In order to determine how much carbon is captured in different coffee systems and what that translates into when different types of coffee are traded, we need information about the carbon sequestered per hectare as well as the average yields associated with the different systems.

Studies of carbon sequestration in agricultural systems, especially different management regimes in coffee, are few. However, from those that have been done in recent years, we find that the coffee agroforestry system can capture amounts of carbon that approach or even surpass those fixed by certain forest systems.

The amounts are quite variable in the different coffee studies, but, on average, a shaded system of coffee (and this includes both "rustic" coffee, with lots of tree diversity provided by trees formerly forming a natural forest, as well as "polyculture" coffee, where the diversity is due to farmers' having planted the shade trees) sequesters about 90 metric tons of carbon per hectare in the above ground biomass (no studies have looked at the amount of carbon in the soil or below ground biomass).

By contrast, a sun coffee plantation captures 12 metric tons of carbon per hectare.

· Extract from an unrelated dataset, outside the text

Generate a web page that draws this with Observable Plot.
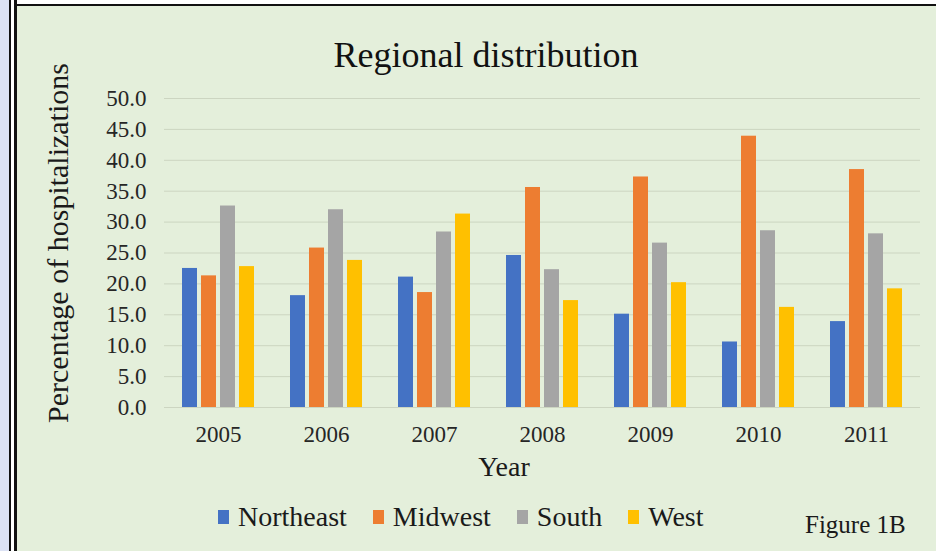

Carbon capture per hectare in shade and sun coffee (in metric tons)

As for yields, the global average for coffee is about 750 kilograms of green coffee per hectare. Shaded systems produce less; sun systems produce more. Taking conservative estimates for yields of the 2 systems, it is safe to assume a yield of 400 kilograms/hectare as an average for shade coffee systems, and 1000 kilograms/hectare for sun coffee.

So, how does all this relate to the coffee trade and the kind of coffee people end up drinking? There is a difference in the amount of carbon being fixed at the farm level, but what about beyond the farm gate? We can determine this by taking a container of coffee as the representational unit. Assume there are 15 metric tons of green coffee in a container.

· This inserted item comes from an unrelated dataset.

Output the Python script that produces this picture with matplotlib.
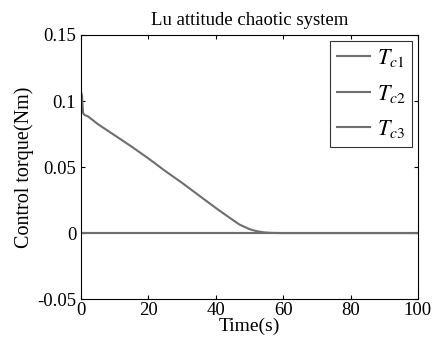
import numpy as np
import matplotlib.pyplot as plt

plt.rcParams['font.family'] = 'Liberation Serif'
plt.rcParams['mathtext.fontset'] = 'stix'

# --- DATA ---
time = [0, 0.3, 0.6, 1, 2, 5, 10, 15, 20, 25, 30, 35, 40, 45, 47, 50, 52, 54, 56, 58, 60, 100]
tc2 = [0.107, 0.104, 0.091, 0.0895, 0.0885, 0.0825, 0.074, 0.0655, 0.0565, 0.047, 0.038,
       0.0285, 0.019, 0.0100, 0.0065, 0.003, 0.0015, 0.0006, 0.0002, 0.00005, 0.0, 0.0]
tc1 = [0.0] * len(time)
tc3 = [0.0] * len(time)
labels = [r'$\mathit{T}_{\mathit{c1}}$', r'$\mathit{T}_{\mathit{c2}}$', r'$\mathit{T}_{\mathit{c3}}$']
xticks = [0, 20, 40, 60, 80, 100]
yticks = [-0.05, 0, 0.05, 0.1, 0.15]
yticklabels = ['-0.05', '0', '0.05', '0.1', '0.15']

# --- PLOT ---
fig = plt.figure(figsize=(4.37, 3.43), dpi=100)
ax = fig.add_axes([0.1854, 0.128, 0.771, 0.770])

grey = '#6e6e6e'
for y, lab in zip([tc1, tc2, tc3], labels):
    ax.plot(time, y, color=grey, lw=1.5, label=lab)

ax.set_xlim(0, 100)
ax.set_ylim(-0.05, 0.15)
ax.set_xticks(xticks)
ax.set_yticks(yticks)
ax.set_yticklabels(yticklabels)
ax.tick_params(direction='in', top=True, right=True, labelsize=13.5, length=3, width=0.8)
ax.tick_params(axis='x', pad=2)

ax.set_title('Lu attitude chaotic system', fontsize=13.5, pad=7)
ax.set_xlabel('Time(s)', fontsize=14, labelpad=-1)
ax.set_ylabel('Control torque(Nm)', fontsize=14.5, labelpad=2)

leg = ax.legend(loc='upper right', fontsize=16, frameon=True, fancybox=False,
                edgecolor='black', handlelength=1.5, borderaxespad=0.25,
                labelspacing=0.6, handletextpad=0.3, borderpad=0.3)
leg.get_frame().set_linewidth(0.8)

fig.savefig('out.png', dpi=100)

For a sun system, where 1000 kilograms/hectare is the yield, that means that 15 hectares are needed to fill that container. With 12 metric tons of carbon fixed per hectare in this sun system, that means that 180 metric tons of carbon are being sequestered on the land that produced this coffee (12 x 15 = 180).

For the shade system, where yields are lower, it takes 37.5 hectares to fill the container. Given that 90 metric tons of carbon are fixed per hectare in the shade system, the container represents 3375 metric tons of carbon being captured on the land that produced the coffee. That is nearly 19 times the amount of carbon fixed in the sun coffee system.

Carbon captured when producing a container of coffee in shade and sun

Note* This applies only to the above ground biomass of these systems. It does not account for transport, processing or roasting, nor does it figure in the below ground carbon or the "leakage" in the form of the coffee beans themselves that get harvested.